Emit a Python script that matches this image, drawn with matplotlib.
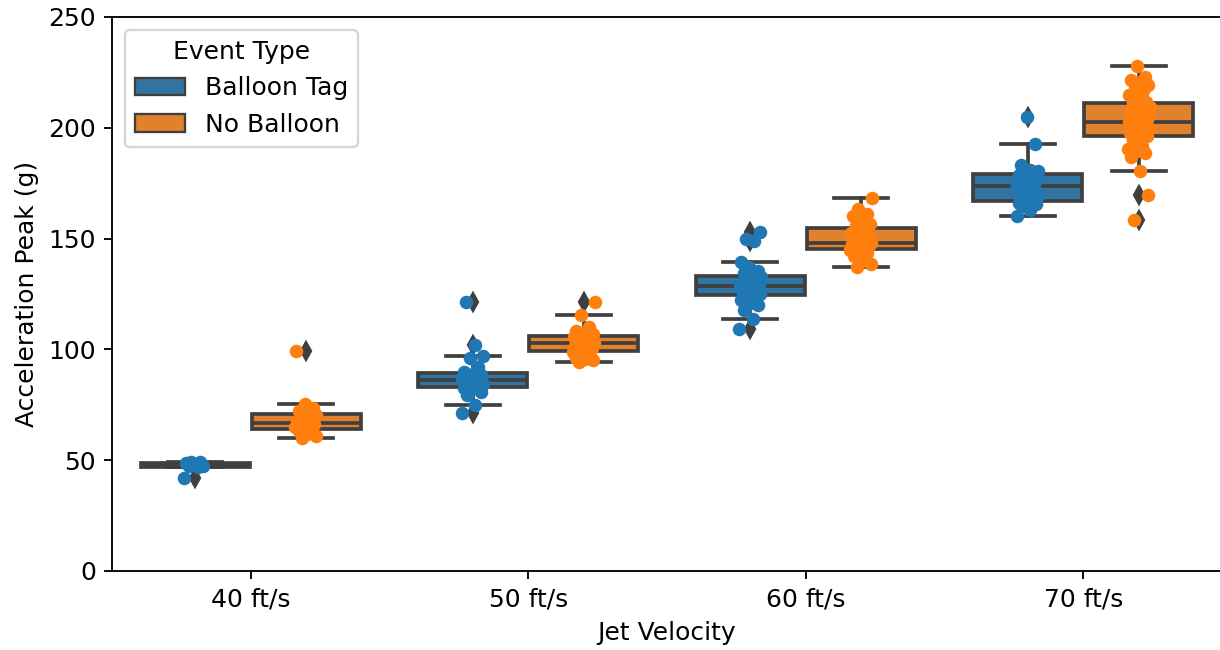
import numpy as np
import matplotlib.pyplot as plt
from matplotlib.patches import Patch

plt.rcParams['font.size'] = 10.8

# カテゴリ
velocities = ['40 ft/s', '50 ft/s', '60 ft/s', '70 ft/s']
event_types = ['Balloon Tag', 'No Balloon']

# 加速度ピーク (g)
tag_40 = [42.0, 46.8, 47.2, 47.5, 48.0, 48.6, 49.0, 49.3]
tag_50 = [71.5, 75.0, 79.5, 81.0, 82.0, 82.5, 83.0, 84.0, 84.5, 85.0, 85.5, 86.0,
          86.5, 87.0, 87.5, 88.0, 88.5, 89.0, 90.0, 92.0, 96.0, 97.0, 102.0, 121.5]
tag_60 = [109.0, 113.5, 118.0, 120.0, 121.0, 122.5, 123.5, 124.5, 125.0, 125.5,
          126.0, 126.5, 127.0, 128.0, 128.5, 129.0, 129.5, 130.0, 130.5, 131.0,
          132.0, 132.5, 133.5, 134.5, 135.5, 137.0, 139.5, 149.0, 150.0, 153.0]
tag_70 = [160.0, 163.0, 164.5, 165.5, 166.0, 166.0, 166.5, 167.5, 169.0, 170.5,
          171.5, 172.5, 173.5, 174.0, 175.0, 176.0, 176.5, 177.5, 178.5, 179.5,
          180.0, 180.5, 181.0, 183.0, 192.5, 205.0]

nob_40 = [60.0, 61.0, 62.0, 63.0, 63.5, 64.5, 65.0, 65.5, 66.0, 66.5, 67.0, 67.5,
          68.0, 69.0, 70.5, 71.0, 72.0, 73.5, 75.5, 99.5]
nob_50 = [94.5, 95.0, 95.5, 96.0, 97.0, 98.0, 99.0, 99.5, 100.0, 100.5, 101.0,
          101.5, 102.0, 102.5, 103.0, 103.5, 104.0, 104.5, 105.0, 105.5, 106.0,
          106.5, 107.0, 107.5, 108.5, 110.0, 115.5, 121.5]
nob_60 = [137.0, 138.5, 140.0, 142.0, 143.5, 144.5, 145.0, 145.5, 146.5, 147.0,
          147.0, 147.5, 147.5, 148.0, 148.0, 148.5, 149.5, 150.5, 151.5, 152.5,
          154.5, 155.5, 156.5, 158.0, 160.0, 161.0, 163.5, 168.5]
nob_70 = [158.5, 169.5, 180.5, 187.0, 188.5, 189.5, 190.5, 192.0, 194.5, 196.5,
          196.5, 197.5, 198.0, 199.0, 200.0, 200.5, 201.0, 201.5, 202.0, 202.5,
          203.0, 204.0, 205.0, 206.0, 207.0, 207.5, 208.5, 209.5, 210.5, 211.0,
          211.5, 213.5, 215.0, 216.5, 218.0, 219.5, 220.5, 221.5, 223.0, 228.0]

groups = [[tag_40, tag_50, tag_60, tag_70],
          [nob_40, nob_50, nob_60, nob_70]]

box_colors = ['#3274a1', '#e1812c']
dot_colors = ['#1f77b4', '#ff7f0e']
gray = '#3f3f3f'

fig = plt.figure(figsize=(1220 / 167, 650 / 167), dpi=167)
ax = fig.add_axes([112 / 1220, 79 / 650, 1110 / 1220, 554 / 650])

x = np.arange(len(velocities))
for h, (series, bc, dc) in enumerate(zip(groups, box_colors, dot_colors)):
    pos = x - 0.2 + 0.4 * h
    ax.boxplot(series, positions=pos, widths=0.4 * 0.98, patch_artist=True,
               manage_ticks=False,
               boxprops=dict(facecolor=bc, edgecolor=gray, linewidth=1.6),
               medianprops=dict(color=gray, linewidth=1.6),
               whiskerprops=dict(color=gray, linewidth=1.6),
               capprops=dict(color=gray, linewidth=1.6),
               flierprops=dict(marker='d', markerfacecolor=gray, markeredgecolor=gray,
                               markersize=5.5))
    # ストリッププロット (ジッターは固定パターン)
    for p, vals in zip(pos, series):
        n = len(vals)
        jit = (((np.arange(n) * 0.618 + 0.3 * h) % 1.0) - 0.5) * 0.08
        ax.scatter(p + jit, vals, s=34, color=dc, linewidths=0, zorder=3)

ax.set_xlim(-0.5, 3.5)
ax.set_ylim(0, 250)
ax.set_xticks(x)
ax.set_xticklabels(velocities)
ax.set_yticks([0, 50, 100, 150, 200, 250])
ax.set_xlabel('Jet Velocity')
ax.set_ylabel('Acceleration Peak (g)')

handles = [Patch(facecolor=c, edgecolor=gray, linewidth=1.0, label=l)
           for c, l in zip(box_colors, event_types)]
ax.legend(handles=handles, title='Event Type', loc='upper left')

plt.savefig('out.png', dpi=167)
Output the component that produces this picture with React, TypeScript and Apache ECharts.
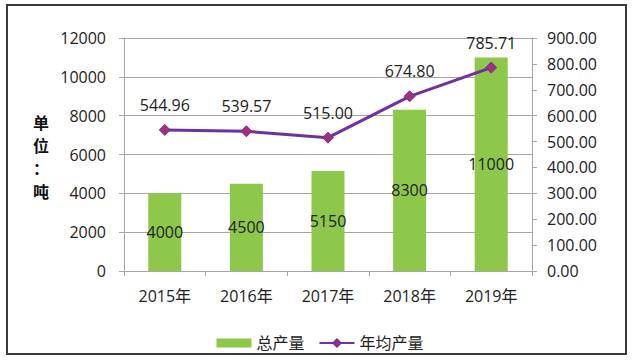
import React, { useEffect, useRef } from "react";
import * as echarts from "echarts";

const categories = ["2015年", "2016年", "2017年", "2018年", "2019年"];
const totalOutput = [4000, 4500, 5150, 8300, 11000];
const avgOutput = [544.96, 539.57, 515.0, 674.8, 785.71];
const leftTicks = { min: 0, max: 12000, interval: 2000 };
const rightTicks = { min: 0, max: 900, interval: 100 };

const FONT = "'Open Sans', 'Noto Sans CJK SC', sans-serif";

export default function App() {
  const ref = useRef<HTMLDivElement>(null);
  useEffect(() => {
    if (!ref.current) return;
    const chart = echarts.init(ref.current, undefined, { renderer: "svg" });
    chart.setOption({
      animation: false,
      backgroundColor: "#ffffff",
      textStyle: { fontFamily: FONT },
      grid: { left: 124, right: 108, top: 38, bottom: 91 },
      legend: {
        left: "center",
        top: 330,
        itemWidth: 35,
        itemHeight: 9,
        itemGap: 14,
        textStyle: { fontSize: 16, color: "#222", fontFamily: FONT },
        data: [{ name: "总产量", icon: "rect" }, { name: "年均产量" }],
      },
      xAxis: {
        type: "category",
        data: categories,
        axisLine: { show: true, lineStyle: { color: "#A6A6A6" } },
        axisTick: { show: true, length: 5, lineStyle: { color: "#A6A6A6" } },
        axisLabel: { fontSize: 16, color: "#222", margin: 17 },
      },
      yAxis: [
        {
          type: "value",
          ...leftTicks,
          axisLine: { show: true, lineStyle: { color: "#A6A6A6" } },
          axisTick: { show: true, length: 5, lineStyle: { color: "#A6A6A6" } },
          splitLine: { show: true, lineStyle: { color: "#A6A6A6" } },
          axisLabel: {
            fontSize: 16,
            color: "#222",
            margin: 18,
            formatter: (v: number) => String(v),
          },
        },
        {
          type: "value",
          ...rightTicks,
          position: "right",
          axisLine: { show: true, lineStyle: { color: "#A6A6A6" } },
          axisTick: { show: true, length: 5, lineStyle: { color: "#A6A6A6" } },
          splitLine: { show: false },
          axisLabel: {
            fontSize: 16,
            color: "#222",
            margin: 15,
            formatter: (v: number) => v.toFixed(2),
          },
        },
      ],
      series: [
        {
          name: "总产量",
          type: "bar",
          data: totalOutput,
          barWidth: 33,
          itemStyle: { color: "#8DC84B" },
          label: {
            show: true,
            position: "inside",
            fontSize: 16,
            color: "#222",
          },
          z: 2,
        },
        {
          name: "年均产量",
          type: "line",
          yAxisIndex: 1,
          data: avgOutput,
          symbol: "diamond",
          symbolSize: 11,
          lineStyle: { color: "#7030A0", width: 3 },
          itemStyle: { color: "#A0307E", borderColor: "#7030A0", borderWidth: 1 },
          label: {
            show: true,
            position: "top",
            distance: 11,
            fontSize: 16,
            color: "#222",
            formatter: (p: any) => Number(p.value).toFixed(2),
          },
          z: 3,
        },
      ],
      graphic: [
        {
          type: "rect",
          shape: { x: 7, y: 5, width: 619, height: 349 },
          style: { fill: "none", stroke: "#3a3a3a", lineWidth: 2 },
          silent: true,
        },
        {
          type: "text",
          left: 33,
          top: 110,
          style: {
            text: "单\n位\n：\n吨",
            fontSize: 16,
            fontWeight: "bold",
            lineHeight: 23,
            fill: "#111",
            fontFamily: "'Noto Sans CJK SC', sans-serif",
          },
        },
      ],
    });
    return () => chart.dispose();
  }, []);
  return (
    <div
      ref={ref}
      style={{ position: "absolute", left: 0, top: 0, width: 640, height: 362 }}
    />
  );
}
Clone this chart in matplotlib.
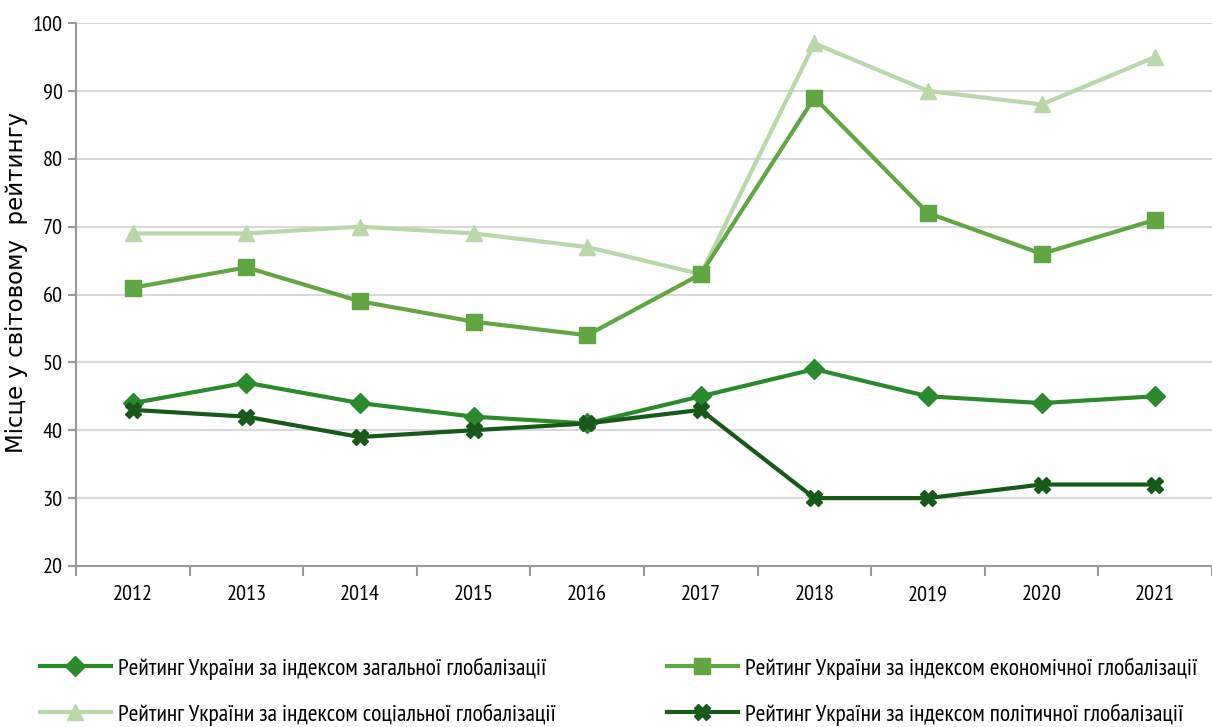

* INSTRUCTION
Begin at the first line of the material and copy each line exactly through the one containing "event_types = ['Balloon Tag', 'No Balloon']". Omit pictures.

* WRITTEN SOLUTION
Emit a Python script that matches this image, drawn with matplotlib.
import numpy as np
import matplotlib.pyplot as plt
from matplotlib.patches import Patch

plt.rcParams['font.size'] = 10.8

# カテゴリ
velocities = ['40 ft/s', '50 ft/s', '60 ft/s', '70 ft/s']
event_types = ['Balloon Tag', 'No Balloon']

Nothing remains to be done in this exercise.